Based on the data, approximately 25% of the patients enrolled in the study fell into the triptan-insufficient category. Of this subpopulation, about 80% of the patients in each treatment group experienced insufficient efficacy when using triptans. In each treatment group of insufficient responders, approximately 17% of patients cited tolerability issues, and 3% had contraindications that precluded them from triptan therapy.

The incidence of treatment-emergent adverse events (TEAEs) and treatment-related TEAEs did not differ appreciably across historical triptan experience subgroups. The highest percentage of participants experiencing a treatment-related TEAE in the pooled ubrogepant 50-mg treatment group was found in the triptan-insufficient responders (10.4%), whereas the highest percentage in the placebo group was found in the triptan-naive subgroup (9.7%). No serious AEs (SAEs) were reported in any subgroup.
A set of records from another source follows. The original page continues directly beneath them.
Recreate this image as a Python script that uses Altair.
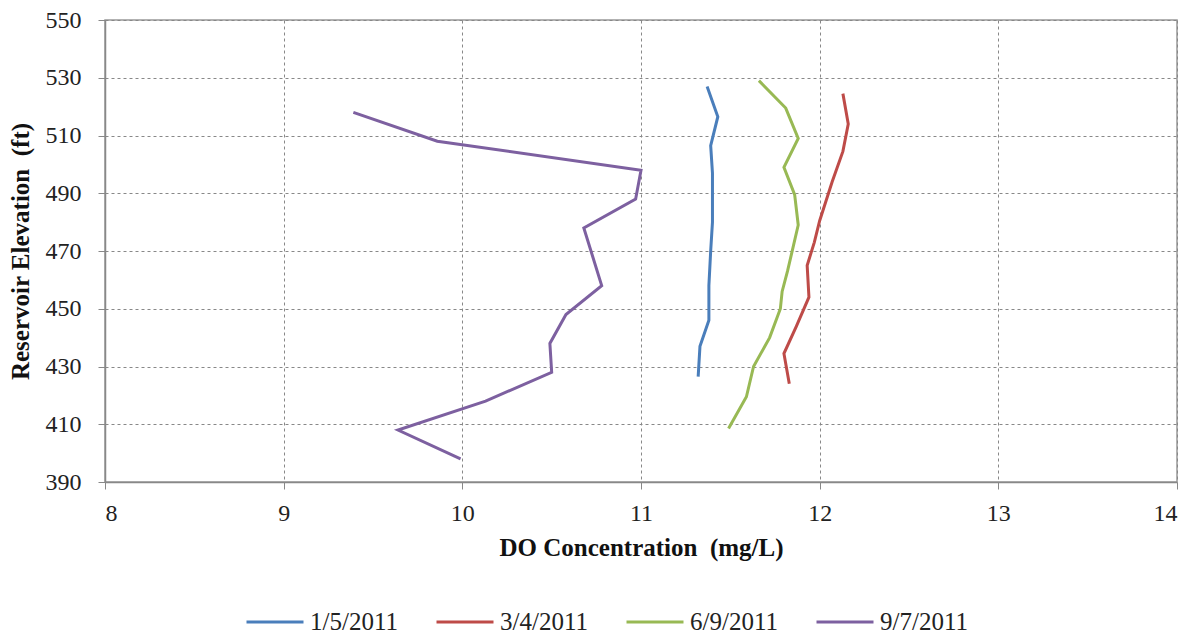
import altair as alt
import pandas as pd

series_names = ["1/5/2011", "3/4/2011", "6/9/2011", "9/7/2011"]
colors = ["#4a7ebb", "#be4b48", "#98b954", "#7d60a0"]

elev_0105 = [527, 516.5, 506.5, 497, 480, 470, 458, 446, 437, 426.5]
do_0105 = [11.37, 11.43, 11.39, 11.40, 11.40, 11.39, 11.38, 11.38, 11.33, 11.32]

elev_0304 = [524.5, 514, 504.5, 494, 480.5, 473, 465, 454, 444, 434.5, 424]
do_0304 = [12.13, 12.16, 12.13, 12.07, 12.00, 11.97, 11.93, 11.94, 11.87, 11.80, 11.83]

elev_0609 = [529, 519.5, 509, 499, 489.5, 479, 463, 456, 450, 440, 430, 419.5, 408.5]
do_0609 = [11.66, 11.81, 11.88, 11.80, 11.86, 11.88, 11.82, 11.79, 11.78, 11.72, 11.63, 11.59, 11.49]

elev_0907 = [518, 508, 498, 488, 478, 458, 448, 438, 428, 418, 408, 398]
do_0907 = [9.39, 9.86, 11.00, 10.97, 10.68, 10.78, 10.58, 10.49, 10.50, 10.13, 9.64, 9.99]

x_ticks = [8, 9, 10, 11, 12, 13, 14]
y_ticks = [390, 410, 430, 450, 470, 490, 510, 530, 550]

rows = []
for name, el, do in [
    (series_names[0], elev_0105, do_0105),
    (series_names[1], elev_0304, do_0304),
    (series_names[2], elev_0609, do_0609),
    (series_names[3], elev_0907, do_0907),
]:
    for e, d in zip(el, do):
        rows.append({"series": name, "elev": e, "do": d})
df = pd.DataFrame(rows)

chart = (
    alt.Chart(df)
    .mark_line(strokeWidth=3)
    .encode(
        x=alt.X(
            "do:Q",
            scale=alt.Scale(domain=[8, 14], nice=False, zero=False),
            axis=alt.Axis(
                values=x_ticks,
                title="DO Concentration\u00a0 (mg/L)",
                titleFont="Liberation Serif",
                titleFontSize=25,
                titleFontWeight="bold",
                titleColor="#111",
                titlePadding=10,
                labelFont="Liberation Serif",
                labelFontSize=24,
                labelColor="#222",
                labelPadding=12,
                tickSize=7,
                tickColor="#888",
                domainColor="#888",
                domainWidth=1.5,
                gridColor="#888",
                gridDash=[3, 3],
                gridWidth=1,
            ),
        ),
        y=alt.Y(
            "elev:Q",
            scale=alt.Scale(domain=[390, 550], nice=False, zero=False),
            axis=alt.Axis(
                values=y_ticks,
                title="Reservoir Elevation\u00a0 (ft)",
                titleFont="Liberation Serif",
                titleFontSize=25,
                titleFontWeight="bold",
                titleColor="#111",
                titlePadding=12,
                labelFont="Liberation Serif",
                labelFontSize=24,
                labelColor="#222",
                labelPadding=17,
                tickSize=7,
                tickColor="#888",
                domainColor="#888",
                domainWidth=1.5,
                gridColor="#888",
                gridDash=[3, 3],
                gridWidth=1,
            ),
        ),
        color=alt.Color(
            "series:N",
            scale=alt.Scale(domain=series_names, range=colors),
            legend=alt.Legend(
                title=None,
                orient="none",
                direction="horizontal",
                legendX=140,
                legendY=572,
                symbolType="stroke",
                symbolSize=3249,
                symbolStrokeWidth=3,
                labelFont="Liberation Serif",
                labelFontSize=25,
                labelColor="#222",
                labelOffset=5,
                columnPadding=32,
                padding=0,
            ),
        ),
        order=alt.Order("elev:Q", sort="descending"),
    )
    .properties(
        width=1072,
        height=462,
        autosize=alt.AutoSizeParams(type="none"),
        padding={"left": 97, "top": 12, "right": 11, "bottom": 152},
    )
    .configure_view(stroke="#999", strokeWidth=1.5)
)

chart.save("out.html", embed_options={"renderer": "svg", "actions": False})
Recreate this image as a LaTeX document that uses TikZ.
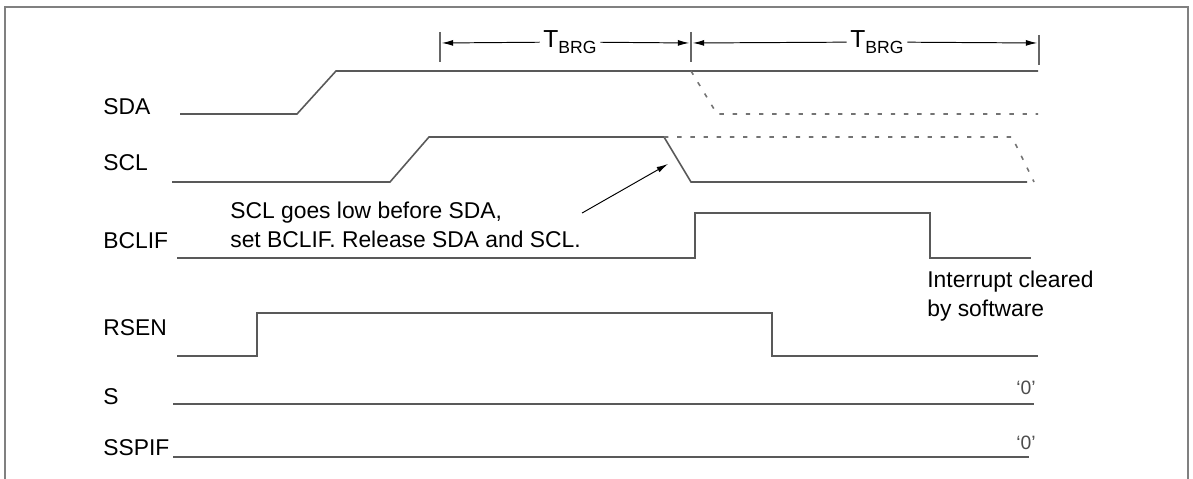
\documentclass[tikz,border=0pt]{standalone}
\usepackage{fontspec}
\setmainfont{Liberation Sans}
\usetikzlibrary{arrows.meta,positioning,calc}

\begin{document}
\begin{tikzpicture}[x=0.02cm,y=-0.02cm,
    wave/.style={draw=black!65, line width=0.9pt},
    ghost/.style={draw=black!55, line width=0.9pt, dash pattern=on 2.5pt off 5pt},
    lbl/.style={anchor=base west, inner sep=0pt, font=\fontsize{13}{16}\selectfont},
    dim/.style={-{Latex[length=6.5pt,width=3.4pt]}, line width=0.55pt, black},
    tick/.style={draw=black!60, line width=0.8pt},
    zero/.style={anchor=base east, inner sep=0pt, text=black!70, font=\fontsize{11}{13}\selectfont}]
\useasboundingbox (0,0) rectangle (1193,479);
% Frame
\draw[black!50, line width=1.1pt] (5,479) -- (5,7) -- (1188,7) -- (1188,479);

% Signal labels
\foreach \sig/\yy in {SDA/115, SCL/171, BCLIF/249, RSEN/336, S/404, SSPIF/455}
    \node[lbl] (\sig) at (103,\yy) {\sig};

% T_BRG intervals
\coordinate (k1) at (440,43);
\coordinate (k2) at (691,43);
\coordinate (k3) at (1039,43);
\draw[tick] (440,32) -- (440,62);
\draw[tick] (691,32) -- (691,62);
\draw[tick] (1039,35) -- (1039,65);
\node[inner xsep=2pt, font=\fontsize{14}{16}\selectfont] (tb1) at (570,42)
    {T\raisebox{-0.5ex}{\fontsize{10}{12}\selectfont BRG}};
\node[inner xsep=2pt, font=\fontsize{14}{16}\selectfont] (tb2) at (877,42)
    {T\raisebox{-0.5ex}{\fontsize{10}{12}\selectfont BRG}};
\draw[dim, shorten >=1pt] (tb1) -- (k1);
\draw[dim, shorten >=1pt] (tb1) -- (k2);
\draw[dim, shorten >=1pt] (tb2) -- (k2);
\draw[dim, shorten >=1pt] (tb2) -- (k3);

% SDA
\draw[wave] (180,114) -- (297,114) -- (336,71) -- (1038,71);
\draw[ghost] (691,71) -- (717,114) -- (1038,114);
% SCL
\draw[wave] (172,182) -- (390,182) -- (429,137) -- (664,137) -- (691,182) -- (1027,182);
\draw[ghost] (664,137) -- (1012,137) -- (1034,182);
% BCLIF
\draw[wave] (177,258) -- (695,258) -- (695,213) -- (930,213) -- (930,258) -- (1031,258);
% RSEN
\draw[wave] (177,356) -- (257,356) -- (257,313) -- (772,313) -- (772,356) -- (1038,356);
% S and SSPIF
\draw[wave] (173,404) -- (1034,404);
\draw[wave] (173,457) -- (1029,457);
\node[zero] (s0) at (1036,395) {‘0’};
\node[zero] (p0) at (1036,449) {‘0’};

% Notes
\node[anchor=north west, inner sep=0pt, align=left, font=\fontsize{13}{16}\selectfont] (note) at (230,202)
    {SCL goes low before SDA,\\set BCLIF. Release SDA and SCL.};
\coordinate (fall) at (668,164);
\draw[dim] ($(note.north east)+(1,11)$) -- (fall);
\node[anchor=north west, inner sep=0pt, align=left, font=\fontsize{13}{16}\selectfont] (clr) at (927,271)
    {Interrupt cleared\\by software};
\end{tikzpicture}
\end{document}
The researchers concluded that "ubrogepant efficacy and tolerability did not differ for the acute treatment of migraine in participants classified as triptan responders, triptan-insufficient responders, and triptan naive based on their historical experience with triptans."

Payers Limit Use

Despite the promising data, payer hurdles limit ubrogepant's use, said Stewart Tepper, MD, who was asked to comment on the study. Tepper, a professor of neurology at the Geisel School of Medicine at Dartmouth, Hanover, N.H., was not involved in the study. "The study shows that ubrogepant will work as well as those who have not responded well to triptans, which is key," Tepper said. "However, payers have set up step edits in which patients aren't allowed to get ubrogepant unless they fail therapy with at least two triptans."

Blumenfeld discounts the rationale behind requiring patients to try a second triptan after failing initial triptan therapy. "There are plenty of studies showing that if you fail one triptan, you're likely to fail another," he said. "Why would you put the patient on a different triptan when you could switch them to another drug with a different mechanism of action?"

The results showed that more patients in the ubrogepant 50-mg arm achieved pain freedom than those in the placebo arm within 2 hours after the initial dose in each group.

"Migraine is a very disabling condition, so you want to get the attack under control as quickly as possible while limiting the risk for potential side effects," said Blumenfeld. "Ubrogepant is very efficacious and with very few adverse effects, but its use is limited because insurance companies require the failure of several triptans."

One limitation of the study is that it is a subanalysis.

Blumenfeld has disclosed advisory board service, consulting, speaking, and authorship for AbbVie, Alder, Amgen, Biohaven, Lilly, Novartis, Teva, Theranica, and Zoscano.